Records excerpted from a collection
-=-=-
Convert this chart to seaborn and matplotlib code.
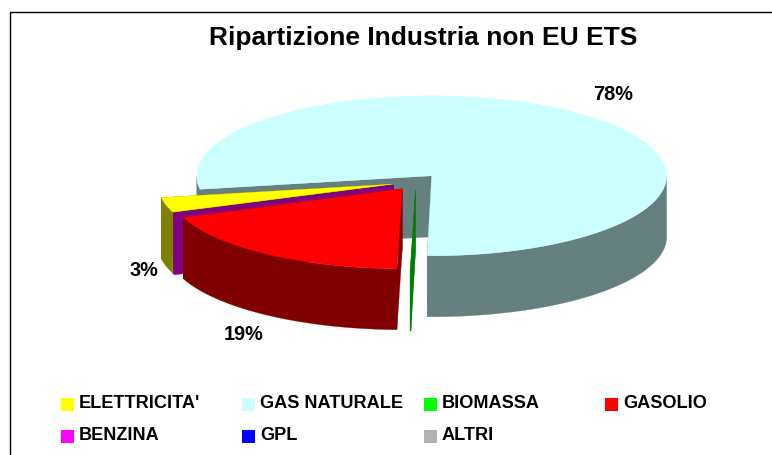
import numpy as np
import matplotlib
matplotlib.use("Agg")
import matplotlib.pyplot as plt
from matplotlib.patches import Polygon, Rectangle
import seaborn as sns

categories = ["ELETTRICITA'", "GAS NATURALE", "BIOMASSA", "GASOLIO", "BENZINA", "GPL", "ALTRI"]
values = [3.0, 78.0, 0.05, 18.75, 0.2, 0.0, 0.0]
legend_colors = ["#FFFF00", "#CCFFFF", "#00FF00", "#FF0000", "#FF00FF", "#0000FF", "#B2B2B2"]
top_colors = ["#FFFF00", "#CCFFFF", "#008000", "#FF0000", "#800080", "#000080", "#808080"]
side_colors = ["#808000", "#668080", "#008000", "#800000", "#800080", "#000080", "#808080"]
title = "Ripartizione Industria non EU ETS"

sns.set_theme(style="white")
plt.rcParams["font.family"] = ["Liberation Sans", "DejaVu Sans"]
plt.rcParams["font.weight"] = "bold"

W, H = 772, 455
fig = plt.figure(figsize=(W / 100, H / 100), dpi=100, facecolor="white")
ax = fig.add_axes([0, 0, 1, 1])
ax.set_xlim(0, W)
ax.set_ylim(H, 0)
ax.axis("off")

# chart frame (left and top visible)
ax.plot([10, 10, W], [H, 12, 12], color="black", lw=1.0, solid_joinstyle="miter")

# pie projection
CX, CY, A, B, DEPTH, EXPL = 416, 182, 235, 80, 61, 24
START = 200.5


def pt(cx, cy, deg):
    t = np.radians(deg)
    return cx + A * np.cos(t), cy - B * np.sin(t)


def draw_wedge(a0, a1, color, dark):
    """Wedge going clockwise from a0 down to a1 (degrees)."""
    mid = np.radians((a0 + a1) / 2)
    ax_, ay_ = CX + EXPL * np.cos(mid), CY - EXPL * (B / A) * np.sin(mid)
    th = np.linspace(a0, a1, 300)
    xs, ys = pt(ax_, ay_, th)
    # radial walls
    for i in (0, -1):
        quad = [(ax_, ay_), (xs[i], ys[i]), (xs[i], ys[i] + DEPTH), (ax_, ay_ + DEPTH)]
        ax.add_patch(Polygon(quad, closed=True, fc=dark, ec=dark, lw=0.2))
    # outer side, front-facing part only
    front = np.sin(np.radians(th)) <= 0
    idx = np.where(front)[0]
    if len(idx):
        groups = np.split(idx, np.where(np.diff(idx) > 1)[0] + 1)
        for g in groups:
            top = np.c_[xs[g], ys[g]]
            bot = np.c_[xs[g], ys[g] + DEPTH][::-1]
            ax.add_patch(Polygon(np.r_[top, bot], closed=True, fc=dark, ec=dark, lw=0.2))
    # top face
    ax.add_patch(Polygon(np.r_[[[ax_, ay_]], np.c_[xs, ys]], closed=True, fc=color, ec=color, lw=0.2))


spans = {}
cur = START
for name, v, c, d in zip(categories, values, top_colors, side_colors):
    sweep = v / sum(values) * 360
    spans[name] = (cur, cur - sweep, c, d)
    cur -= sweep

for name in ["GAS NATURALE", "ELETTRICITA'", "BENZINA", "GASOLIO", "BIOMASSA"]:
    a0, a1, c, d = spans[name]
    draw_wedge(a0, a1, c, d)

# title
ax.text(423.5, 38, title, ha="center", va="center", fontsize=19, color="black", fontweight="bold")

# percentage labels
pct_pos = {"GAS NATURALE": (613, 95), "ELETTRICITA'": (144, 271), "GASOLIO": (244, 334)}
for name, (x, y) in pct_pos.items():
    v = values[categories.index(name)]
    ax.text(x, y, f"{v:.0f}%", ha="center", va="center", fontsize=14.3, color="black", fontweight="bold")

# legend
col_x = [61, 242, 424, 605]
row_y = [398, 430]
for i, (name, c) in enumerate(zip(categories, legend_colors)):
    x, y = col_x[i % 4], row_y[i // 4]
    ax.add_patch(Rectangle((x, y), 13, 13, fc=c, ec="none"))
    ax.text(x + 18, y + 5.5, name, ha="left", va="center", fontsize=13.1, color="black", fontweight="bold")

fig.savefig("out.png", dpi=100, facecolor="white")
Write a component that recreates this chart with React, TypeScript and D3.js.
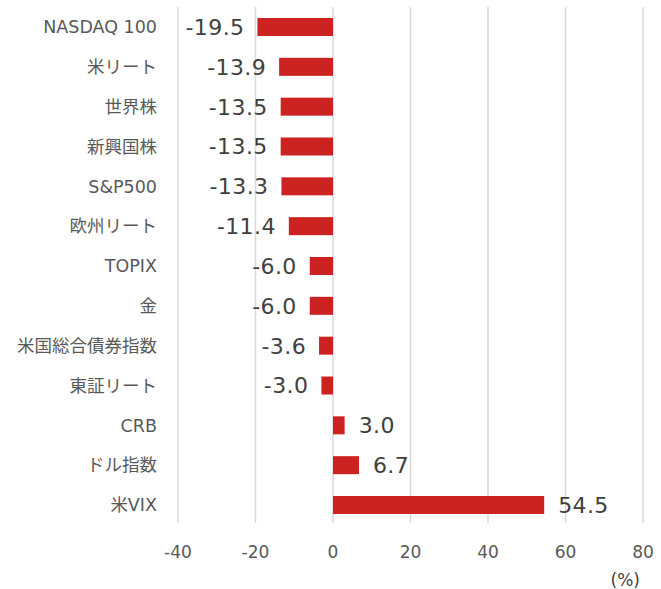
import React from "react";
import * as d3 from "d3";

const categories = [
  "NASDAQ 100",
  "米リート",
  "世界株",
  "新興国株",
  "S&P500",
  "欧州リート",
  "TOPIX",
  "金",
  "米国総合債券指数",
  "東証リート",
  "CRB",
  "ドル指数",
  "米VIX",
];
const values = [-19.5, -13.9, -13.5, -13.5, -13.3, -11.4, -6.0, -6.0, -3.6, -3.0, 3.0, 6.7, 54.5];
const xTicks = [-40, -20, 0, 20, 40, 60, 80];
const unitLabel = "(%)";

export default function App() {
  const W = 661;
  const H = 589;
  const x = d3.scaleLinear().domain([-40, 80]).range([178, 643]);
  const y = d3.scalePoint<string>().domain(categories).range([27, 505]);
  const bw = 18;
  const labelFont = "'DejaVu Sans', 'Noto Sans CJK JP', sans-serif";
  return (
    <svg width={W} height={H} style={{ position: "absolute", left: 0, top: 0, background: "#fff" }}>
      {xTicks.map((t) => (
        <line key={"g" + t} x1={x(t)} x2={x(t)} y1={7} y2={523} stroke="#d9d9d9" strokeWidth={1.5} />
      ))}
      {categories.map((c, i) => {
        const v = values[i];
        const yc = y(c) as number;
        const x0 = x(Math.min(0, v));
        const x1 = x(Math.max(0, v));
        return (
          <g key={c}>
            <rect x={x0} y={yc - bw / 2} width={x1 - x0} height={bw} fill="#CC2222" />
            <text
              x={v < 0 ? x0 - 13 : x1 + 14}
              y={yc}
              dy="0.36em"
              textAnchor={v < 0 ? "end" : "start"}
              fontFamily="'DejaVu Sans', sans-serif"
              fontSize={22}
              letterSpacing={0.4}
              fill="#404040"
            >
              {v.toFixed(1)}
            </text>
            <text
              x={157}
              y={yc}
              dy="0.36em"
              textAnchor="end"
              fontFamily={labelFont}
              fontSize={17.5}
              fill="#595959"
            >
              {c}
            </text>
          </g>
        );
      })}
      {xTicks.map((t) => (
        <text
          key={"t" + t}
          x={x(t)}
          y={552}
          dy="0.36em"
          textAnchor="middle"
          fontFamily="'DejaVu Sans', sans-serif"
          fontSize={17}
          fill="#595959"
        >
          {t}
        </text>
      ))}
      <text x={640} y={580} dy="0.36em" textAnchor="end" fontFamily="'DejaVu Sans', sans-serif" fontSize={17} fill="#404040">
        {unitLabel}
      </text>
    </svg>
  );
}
-=-=-
> _REQUEST_
Begin at the first line of the records and please reproduce every line exactly through the one containing "import seaborn as sns", leaving all pictures out.

> _EXPECTED ANSWER_
Convert this chart to seaborn and matplotlib code.
import numpy as np
import matplotlib
matplotlib.use("Agg")
import matplotlib.pyplot as plt
from matplotlib.patches import Polygon, Rectangle
import seaborn as sns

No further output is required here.